I woke up this morning, pretty late for me, and started hustling around my place getting organized. I was supposed to have office hours today. Then I logged on and read Snow Dog's post. It hit me hard. We were good friends. I relied on his intellect. His left brain complemented my right brain.
I spent the day depressed. I cancelled office hours. I did my class and came home and went to bed. Alone. I swore again that I would never allow myself to get close to another person on the net. I vowed that I wouldn't leave myself emotionally vulnerable again. I kept checking my mail to see if he'd left me a message. Nothing. I'd watch the TV and see another massive hurricane heading towards our shores, yet another disaster for our country. Finally, focussing on my work, then smoking a joint, made it possible for me to log on and write this. If I'm boring you, that's OK. I'm doing this part for me. I needed to vent to people who would understand.

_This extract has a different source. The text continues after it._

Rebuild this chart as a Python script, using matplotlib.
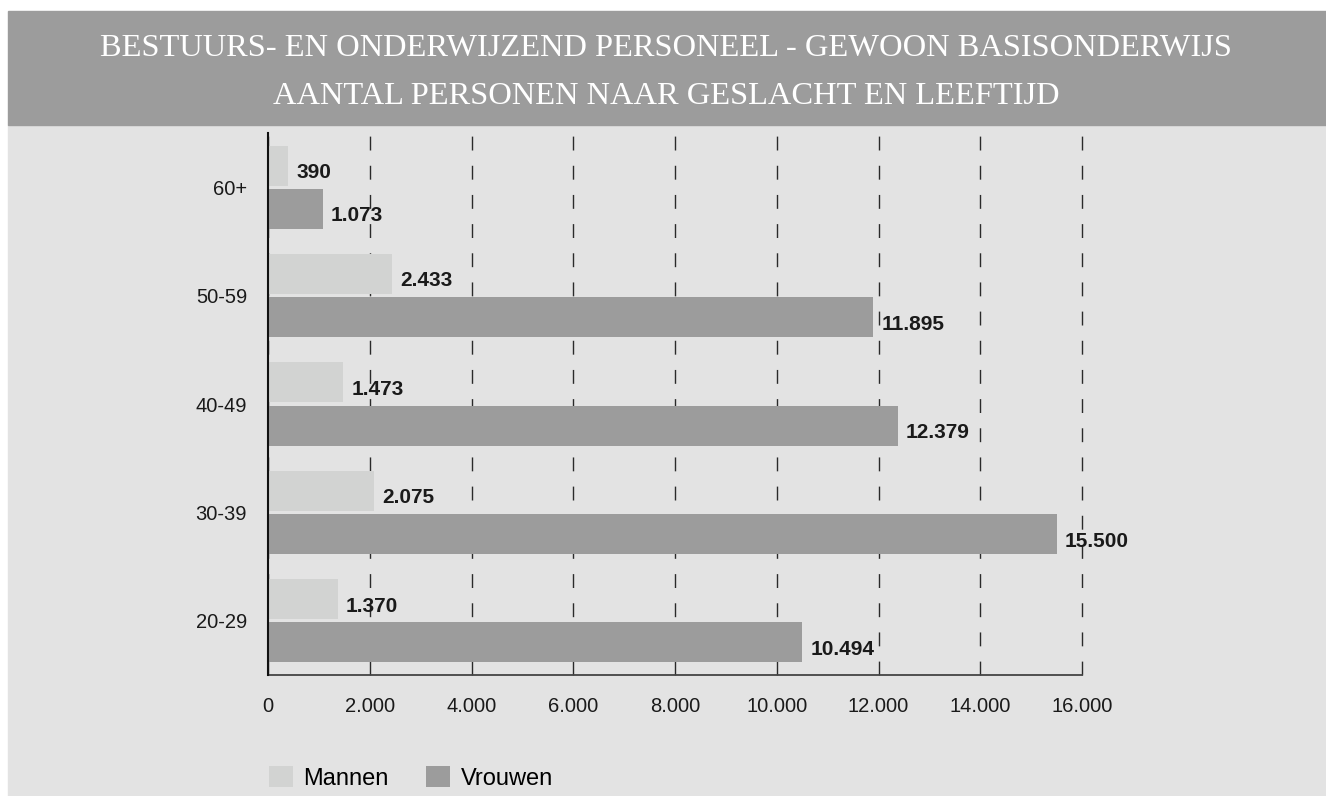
import matplotlib.pyplot as plt
import matplotlib.patches as mpatches
from matplotlib.ticker import FuncFormatter
import numpy as np

# data (bottom to top)
age_groups = ['20-29', '30-39', '40-49', '50-59', '60+']
mannen = [1370, 2075, 1473, 2433, 390]
vrouwen = [10494, 15500, 12379, 11895, 1073]
series_names = ['Mannen', 'Vrouwen']
title_lines = ['BESTUURS- EN ONDERWIJZEND PERSONEEL - GEWOON BASISONDERWIJS',
               'AANTAL PERSONEN NAAR GESLACHT EN LEEFTIJD']

c_man = '#d2d3d2'
c_vrouw = '#9c9c9c'
c_bg = '#e3e3e3'
c_band = '#9c9c9c'

plt.rcParams['font.family'] = ['Liberation Sans', 'DejaVu Sans']

W, H = 1326, 796
fig = plt.figure(figsize=(W / 100, H / 100), dpi=100, facecolor='white')

# background panels
fig.patches.append(mpatches.Rectangle((8 / W, 0), 1 - 8 / W, 1 - 125 / H,
                                      transform=fig.transFigure, color=c_bg, zorder=-5))
fig.patches.append(mpatches.Rectangle((8 / W, 1 - 125 / H), 1 - 8 / W, 114 / H,
                                      transform=fig.transFigure, color=c_band, zorder=-5))

for i, line in enumerate(title_lines):
    fig.text(0.5025, 1 - (49 + 47.5 * i) / H, line, ha='center', va='center',
             color='white', fontsize=23.4, family=['Liberation Serif', 'DejaVu Serif'])

ax = fig.add_axes([268 / W, 1 - 675 / H, (1082 - 268) / W, (675 - 133) / H])
ax.patch.set_alpha(0)

y = np.arange(len(age_groups))
h = 0.369
off = 0.2
b1 = ax.barh(y + off, mannen, h, color=c_man, label=series_names[0], zorder=2)
b2 = ax.barh(y - off, vrouwen, h, color=c_vrouw, label=series_names[1], zorder=2)

def fmt(v, pos=None):
    return f'{v:,.0f}'.replace(',', '.')

for bars in (b1, b2):
    for bar in bars:
        w = bar.get_width()
        ax.annotate(fmt(w), (w, bar.get_y() + bar.get_height() / 2),
                    xytext=(6, -5), textcoords='offset points',
                    ha='left', va='center', fontsize=15, fontweight='bold',
                    color='#1a1a1a', zorder=3)

ax.set_xlim(0, 16000)
ax.set_ylim(-0.5, len(age_groups) - 0.5)
ax.set_xticks(np.arange(0, 16001, 2000))
ax.xaxis.set_major_formatter(FuncFormatter(fmt))
ax.set_yticks(y)
ax.set_yticklabels(age_groups)
ax.tick_params(axis='x', length=0, pad=16, labelsize=14.5, colors='#1a1a1a')
ax.tick_params(axis='y', length=0, pad=15, labelsize=14.5, colors='#1a1a1a')

ax.xaxis.grid(True, linestyle=(0, (10, 11)), color='#2a2a2a', linewidth=1.0, zorder=1)
ax.set_axisbelow(True)
for gl in ax.get_xgridlines():
    gl.set_clip_on(False)

for s in ['top', 'right']:
    ax.spines[s].set_visible(False)
ax.spines['left'].set_color('#111111')
ax.spines['left'].set_linewidth(1.5)
ax.spines['bottom'].set_color('#444444')
ax.spines['bottom'].set_linewidth(1.3)
ax.spines['left'].set_zorder(4)

fig.legend(handles=[b1, b2], loc='center left', bbox_to_anchor=(269 / W, 1 - 778 / H),
           ncol=2, frameon=False, fontsize=17, handlelength=1.0, handleheight=1.0,
           handletextpad=0.45, columnspacing=1.6, borderpad=0, borderaxespad=0)

fig.savefig('out.png', dpi=100, facecolor='white')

Anyway, I started to think about the culture of this board, and how so many of us have contributed uniquely to it's forum and blogs. Snow Dog was always there with a caustic but logical viewpoint. We can always count on Michael to give us a kind word. There seemed to be a nice balance of testosterone in here. With GoBears around, I don't feel so outnumbered by gay guys and women (that's a joke, don't flame me). That ignores so many others that make unique contributions. And then of course there's Connor and I, the resident assholes. Slaveboy, you'll just have to fill Snowey's shoes now. You grow up fast around here.
So thanks for letting me vent. I'm not generally one to express vulnerability, and I admit that I approached this blog entry with some trepidation, but sometimes you just can't handle all of life's challenges alone.